Figure scripts:
#####

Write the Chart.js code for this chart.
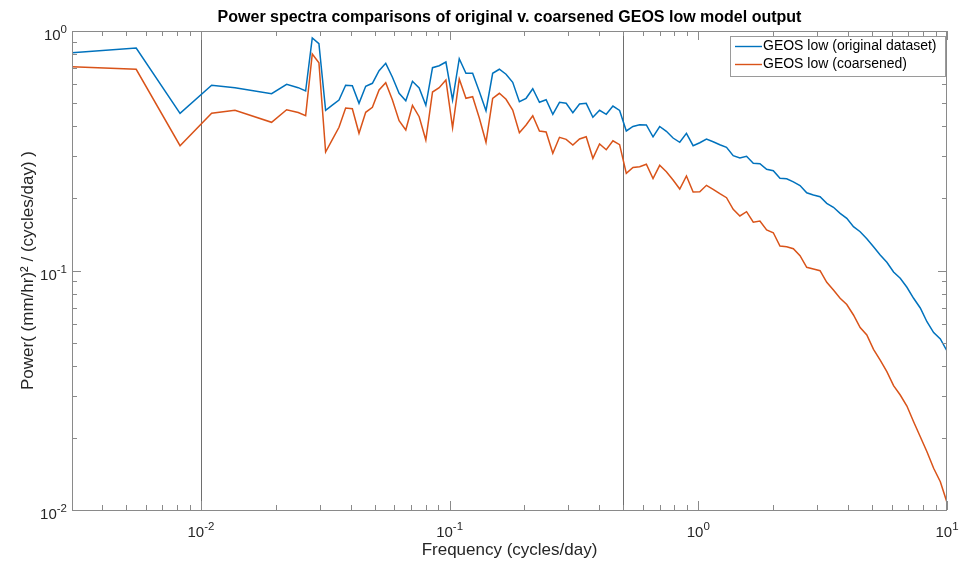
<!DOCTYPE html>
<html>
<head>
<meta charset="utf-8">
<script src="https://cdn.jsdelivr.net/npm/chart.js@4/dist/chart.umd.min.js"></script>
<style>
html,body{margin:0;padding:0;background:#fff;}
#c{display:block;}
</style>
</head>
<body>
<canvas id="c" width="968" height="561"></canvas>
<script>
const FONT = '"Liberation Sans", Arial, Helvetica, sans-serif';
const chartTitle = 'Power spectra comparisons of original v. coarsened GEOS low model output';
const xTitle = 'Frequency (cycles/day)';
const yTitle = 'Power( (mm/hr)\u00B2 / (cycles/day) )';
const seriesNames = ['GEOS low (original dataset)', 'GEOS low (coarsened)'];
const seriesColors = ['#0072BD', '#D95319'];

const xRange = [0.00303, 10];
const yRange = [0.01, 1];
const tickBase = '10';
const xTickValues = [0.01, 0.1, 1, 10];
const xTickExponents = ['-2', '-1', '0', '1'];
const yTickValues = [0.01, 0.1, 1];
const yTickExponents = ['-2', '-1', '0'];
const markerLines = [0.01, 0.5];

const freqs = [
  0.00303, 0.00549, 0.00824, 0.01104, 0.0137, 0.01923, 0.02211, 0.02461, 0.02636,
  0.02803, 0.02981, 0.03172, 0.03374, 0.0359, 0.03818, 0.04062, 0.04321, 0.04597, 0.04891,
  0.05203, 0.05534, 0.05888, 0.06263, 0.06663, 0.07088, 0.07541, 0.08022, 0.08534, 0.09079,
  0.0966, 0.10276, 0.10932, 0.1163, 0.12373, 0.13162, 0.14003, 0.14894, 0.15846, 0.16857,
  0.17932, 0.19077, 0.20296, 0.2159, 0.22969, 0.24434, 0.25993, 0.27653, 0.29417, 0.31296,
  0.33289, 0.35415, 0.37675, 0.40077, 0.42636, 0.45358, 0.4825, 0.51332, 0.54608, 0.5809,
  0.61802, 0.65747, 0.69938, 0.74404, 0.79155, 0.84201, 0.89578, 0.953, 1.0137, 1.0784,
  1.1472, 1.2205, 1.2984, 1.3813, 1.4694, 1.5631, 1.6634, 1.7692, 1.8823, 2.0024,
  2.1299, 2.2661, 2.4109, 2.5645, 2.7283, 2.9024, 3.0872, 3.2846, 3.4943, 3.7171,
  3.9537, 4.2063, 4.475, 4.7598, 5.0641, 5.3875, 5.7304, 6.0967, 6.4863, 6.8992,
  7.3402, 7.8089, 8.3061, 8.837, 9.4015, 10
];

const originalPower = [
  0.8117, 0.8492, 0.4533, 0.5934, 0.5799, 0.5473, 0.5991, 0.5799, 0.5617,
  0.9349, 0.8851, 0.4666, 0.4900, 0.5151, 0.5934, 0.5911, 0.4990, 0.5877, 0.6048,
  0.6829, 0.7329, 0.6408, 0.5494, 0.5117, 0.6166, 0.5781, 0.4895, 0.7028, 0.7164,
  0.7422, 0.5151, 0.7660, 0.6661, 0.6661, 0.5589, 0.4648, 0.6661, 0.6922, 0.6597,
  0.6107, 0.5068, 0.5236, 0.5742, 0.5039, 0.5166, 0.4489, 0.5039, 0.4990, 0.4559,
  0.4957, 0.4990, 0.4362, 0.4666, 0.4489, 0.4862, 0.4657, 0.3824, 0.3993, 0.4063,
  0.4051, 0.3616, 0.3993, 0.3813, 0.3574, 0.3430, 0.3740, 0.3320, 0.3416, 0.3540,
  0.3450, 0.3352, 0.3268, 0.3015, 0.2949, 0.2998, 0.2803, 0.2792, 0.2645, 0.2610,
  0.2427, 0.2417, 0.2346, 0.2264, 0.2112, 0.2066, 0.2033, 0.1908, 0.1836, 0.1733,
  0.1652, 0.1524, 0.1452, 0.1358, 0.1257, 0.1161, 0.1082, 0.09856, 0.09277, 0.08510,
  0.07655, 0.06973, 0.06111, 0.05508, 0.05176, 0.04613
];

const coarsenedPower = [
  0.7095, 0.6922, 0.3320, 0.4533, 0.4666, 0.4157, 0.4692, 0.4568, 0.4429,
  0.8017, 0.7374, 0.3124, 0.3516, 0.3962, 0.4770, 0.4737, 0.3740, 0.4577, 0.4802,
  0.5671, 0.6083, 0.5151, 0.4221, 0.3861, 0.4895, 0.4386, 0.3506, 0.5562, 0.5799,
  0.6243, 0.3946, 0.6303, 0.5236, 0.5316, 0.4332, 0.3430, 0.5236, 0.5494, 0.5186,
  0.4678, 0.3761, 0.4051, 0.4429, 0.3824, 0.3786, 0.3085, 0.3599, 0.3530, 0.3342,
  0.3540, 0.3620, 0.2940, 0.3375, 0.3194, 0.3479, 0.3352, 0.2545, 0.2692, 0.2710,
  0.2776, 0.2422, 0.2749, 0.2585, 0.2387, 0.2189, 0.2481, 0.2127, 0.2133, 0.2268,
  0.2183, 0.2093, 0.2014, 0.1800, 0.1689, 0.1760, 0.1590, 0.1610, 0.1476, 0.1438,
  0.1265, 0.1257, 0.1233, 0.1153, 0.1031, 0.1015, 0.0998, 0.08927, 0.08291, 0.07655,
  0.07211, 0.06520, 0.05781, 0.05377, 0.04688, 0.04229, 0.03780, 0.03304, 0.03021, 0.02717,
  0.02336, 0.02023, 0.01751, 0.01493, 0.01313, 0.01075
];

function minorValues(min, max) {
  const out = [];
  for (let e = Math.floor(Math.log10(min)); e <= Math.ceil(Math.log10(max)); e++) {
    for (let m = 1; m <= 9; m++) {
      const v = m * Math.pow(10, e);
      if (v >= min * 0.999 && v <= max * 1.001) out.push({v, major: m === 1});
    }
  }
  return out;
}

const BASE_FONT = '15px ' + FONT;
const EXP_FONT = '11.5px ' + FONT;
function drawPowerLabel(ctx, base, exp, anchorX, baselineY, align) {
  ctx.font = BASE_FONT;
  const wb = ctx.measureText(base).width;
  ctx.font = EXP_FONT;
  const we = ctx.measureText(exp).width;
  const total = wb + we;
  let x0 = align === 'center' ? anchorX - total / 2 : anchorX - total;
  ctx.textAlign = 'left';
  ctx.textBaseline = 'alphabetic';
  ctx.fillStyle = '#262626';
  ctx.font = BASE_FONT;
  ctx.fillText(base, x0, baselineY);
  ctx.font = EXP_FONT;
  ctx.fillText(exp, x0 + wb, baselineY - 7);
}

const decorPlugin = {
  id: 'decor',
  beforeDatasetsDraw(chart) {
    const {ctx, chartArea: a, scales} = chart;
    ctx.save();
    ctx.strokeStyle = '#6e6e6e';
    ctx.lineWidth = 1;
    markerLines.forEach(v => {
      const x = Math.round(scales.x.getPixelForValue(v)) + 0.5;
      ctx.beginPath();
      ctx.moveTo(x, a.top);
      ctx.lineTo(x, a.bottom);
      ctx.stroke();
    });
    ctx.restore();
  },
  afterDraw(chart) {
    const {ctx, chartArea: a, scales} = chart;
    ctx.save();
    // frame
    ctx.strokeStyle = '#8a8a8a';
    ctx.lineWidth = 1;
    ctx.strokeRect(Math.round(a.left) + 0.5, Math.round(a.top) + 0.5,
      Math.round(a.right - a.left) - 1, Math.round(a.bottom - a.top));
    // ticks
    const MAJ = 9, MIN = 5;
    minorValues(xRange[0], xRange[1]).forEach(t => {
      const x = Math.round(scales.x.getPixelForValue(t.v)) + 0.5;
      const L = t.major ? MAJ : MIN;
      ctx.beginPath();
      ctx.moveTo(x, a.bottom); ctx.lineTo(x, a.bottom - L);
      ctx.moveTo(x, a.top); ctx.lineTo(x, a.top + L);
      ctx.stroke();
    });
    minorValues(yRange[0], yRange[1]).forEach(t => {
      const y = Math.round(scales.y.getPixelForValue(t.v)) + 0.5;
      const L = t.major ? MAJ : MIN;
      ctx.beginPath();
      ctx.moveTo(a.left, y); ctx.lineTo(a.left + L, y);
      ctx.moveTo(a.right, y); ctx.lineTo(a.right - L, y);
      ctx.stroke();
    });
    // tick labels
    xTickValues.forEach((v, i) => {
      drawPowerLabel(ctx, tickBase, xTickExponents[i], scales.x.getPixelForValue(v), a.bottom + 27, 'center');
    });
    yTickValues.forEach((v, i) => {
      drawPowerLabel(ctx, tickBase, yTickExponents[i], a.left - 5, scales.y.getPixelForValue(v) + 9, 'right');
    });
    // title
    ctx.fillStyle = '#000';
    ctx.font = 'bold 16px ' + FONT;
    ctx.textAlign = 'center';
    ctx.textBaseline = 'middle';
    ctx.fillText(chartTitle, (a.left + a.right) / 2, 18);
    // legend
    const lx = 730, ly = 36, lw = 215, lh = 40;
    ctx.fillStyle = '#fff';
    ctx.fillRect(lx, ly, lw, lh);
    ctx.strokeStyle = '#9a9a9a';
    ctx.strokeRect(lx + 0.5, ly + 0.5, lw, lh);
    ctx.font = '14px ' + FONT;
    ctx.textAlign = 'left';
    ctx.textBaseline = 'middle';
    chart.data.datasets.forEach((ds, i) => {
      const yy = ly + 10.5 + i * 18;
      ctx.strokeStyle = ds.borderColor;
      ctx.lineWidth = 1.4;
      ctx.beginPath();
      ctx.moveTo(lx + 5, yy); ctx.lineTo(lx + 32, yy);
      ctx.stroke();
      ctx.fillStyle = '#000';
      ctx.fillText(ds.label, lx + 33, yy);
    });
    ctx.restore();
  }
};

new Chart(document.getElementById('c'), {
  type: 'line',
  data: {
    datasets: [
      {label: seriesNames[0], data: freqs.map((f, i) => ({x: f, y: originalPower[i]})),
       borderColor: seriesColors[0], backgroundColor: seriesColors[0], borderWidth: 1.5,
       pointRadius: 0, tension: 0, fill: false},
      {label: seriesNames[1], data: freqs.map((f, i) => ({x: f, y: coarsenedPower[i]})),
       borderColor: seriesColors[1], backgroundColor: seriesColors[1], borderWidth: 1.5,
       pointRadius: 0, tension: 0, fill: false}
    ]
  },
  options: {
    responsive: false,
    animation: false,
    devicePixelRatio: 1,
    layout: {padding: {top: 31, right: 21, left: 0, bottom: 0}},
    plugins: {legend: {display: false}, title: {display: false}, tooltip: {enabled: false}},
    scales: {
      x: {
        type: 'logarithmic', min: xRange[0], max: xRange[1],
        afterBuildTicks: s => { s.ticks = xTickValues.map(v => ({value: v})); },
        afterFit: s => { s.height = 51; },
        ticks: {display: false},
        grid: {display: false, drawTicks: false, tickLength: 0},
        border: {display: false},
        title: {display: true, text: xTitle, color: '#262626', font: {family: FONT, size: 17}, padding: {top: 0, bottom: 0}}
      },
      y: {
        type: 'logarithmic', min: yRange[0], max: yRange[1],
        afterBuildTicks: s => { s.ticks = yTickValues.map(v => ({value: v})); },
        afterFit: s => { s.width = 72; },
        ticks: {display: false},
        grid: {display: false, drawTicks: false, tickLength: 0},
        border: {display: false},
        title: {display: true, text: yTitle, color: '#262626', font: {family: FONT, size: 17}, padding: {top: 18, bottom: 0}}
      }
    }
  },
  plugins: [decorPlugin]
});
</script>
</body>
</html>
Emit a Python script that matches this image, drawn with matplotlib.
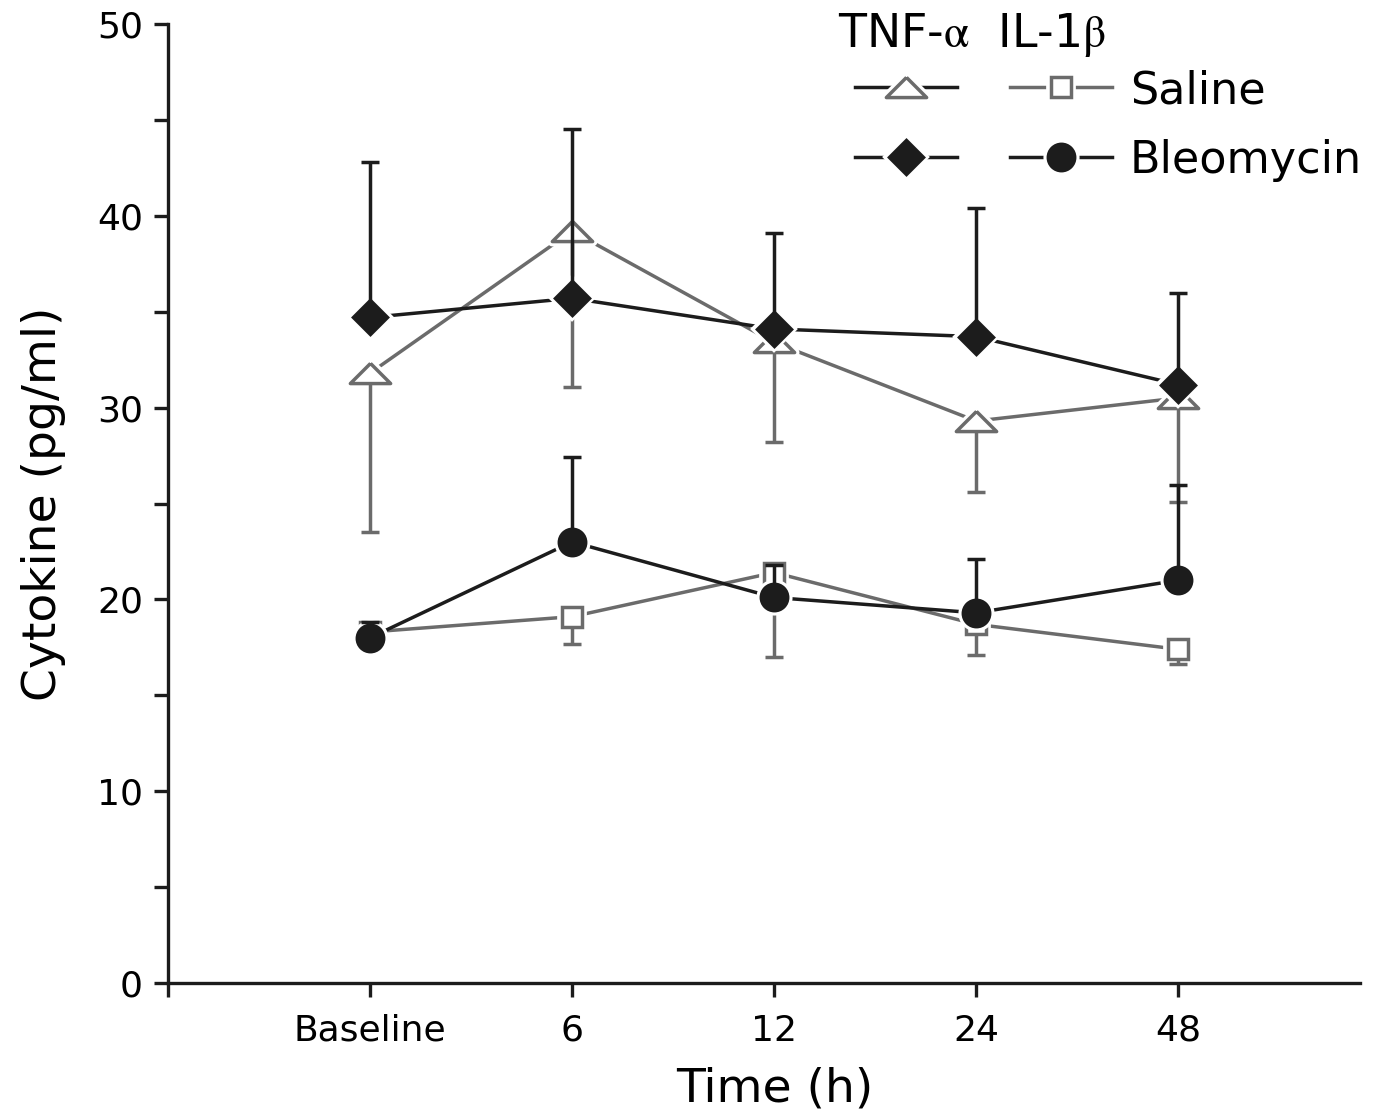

#####

--- Given task ---
Restate word for word every line from the top of the entries above to the line with "const seriesColors = ['#0072BD', '#D95319'];", inclusive, and skip any pictures.

--- Correct answer ---
Write the Chart.js code for this chart.
<!DOCTYPE html>
<html>
<head>
<meta charset="utf-8">
<script src="https://cdn.jsdelivr.net/npm/chart.js@4/dist/chart.umd.min.js"></script>
<style>
html,body{margin:0;padding:0;background:#fff;}
#c{display:block;}
</style>
</head>
<body>
<canvas id="c" width="968" height="561"></canvas>
<script>
const FONT = '"Liberation Sans", Arial, Helvetica, sans-serif';
const chartTitle = 'Power spectra comparisons of original v. coarsened GEOS low model output';
const xTitle = 'Frequency (cycles/day)';
const yTitle = 'Power( (mm/hr)\u00B2 / (cycles/day) )';
const seriesNames = ['GEOS low (original dataset)', 'GEOS low (coarsened)'];
const seriesColors = ['#0072BD', '#D95319'];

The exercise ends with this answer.